Tiryakiler için niye ayrı odalar yapılmıyor? Niye ayrı mekânlar yapılmıyor? İçinde sigara içilen havalandırılmış bir odanın içinde sigara içilmeyen havalandırılmamış bir odadan daha temiz havalı olduğu kesinken neden havalandırma konusu önemsenmiyor? Dışarı bir cm3 duman “kaçırmayan” havalandırma perdeleri çekilebiliyor, niye yapılmıyor?

Orman yangınlarını önlemek için ne yapmıştı bizim yaratıcı devletimiz hatırlıyor musunuz? Ormanlara girmeyi yasaklamışlardı. Bu da biraz ona benziyor. 

Sene 2003. Adamın biri viski içiyor. Sonra martini filan. Sarhoş oluyor. 3 kişiyi ezdikten sonra kendisi de ölüyor. O sene otomobiller yasaklanmıyor New York’ta. Viski ya da martini de. O sene sigara içmek yasaklanıyor. Aynı sene adamın birisi mütemadiyen yediği hamburger yüzünden şişip şişip ölüyor, milyonlarcası gibi. Hamburger yahut içine konulan o acayip yağlar da yasaklanmıyor o sene. Sigara içmek yasaklanıyor. Aynı sene adamın biri orduya katılıyor. Sonra Irak’a gidip bir kolunu kaybediyor. Ne füzeler yasaklanıyor o sene ABD’de ne de kurşunlar. Ama sigara içmek yasaklanıyor. 

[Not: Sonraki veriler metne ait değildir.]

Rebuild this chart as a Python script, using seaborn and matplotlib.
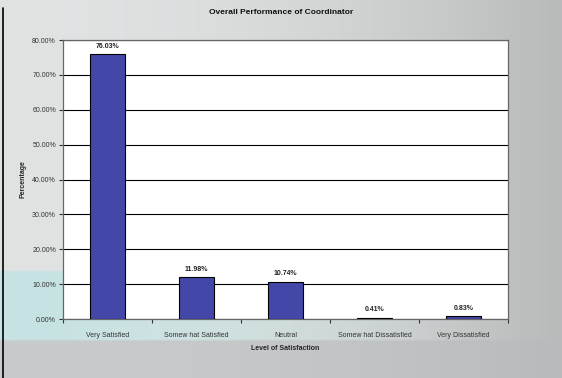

Bu hikâyeyi Roll Dergisi’nden aldım. Bir Joe Jackson şarkısından: “In 20-0-3” Her zamanki Derya Bengi hafızası ve yardımseverliği sayesinde. Şarkıyı yahut sözlerini merak ederseniz Google’layın, çıkar. Dergiyi merak ederseniz işiniz daha zor tabii. 171. sayıyı arayın sahaflarda.

Çilingiriniz bereketli, muhabbetiniz bol olsun. Şerefe.

NOT: Geçen haftaki o pek güzel Hayko Cepkin fotoğrafı değerli arkadaşımız Şahan Nuhoğlu’ya aittir. Ne yazık ki teknik bir aksilik sonucu geçen hafta bunu belirtememişiz. Şahan’dan ve sizlerden özür dileriz.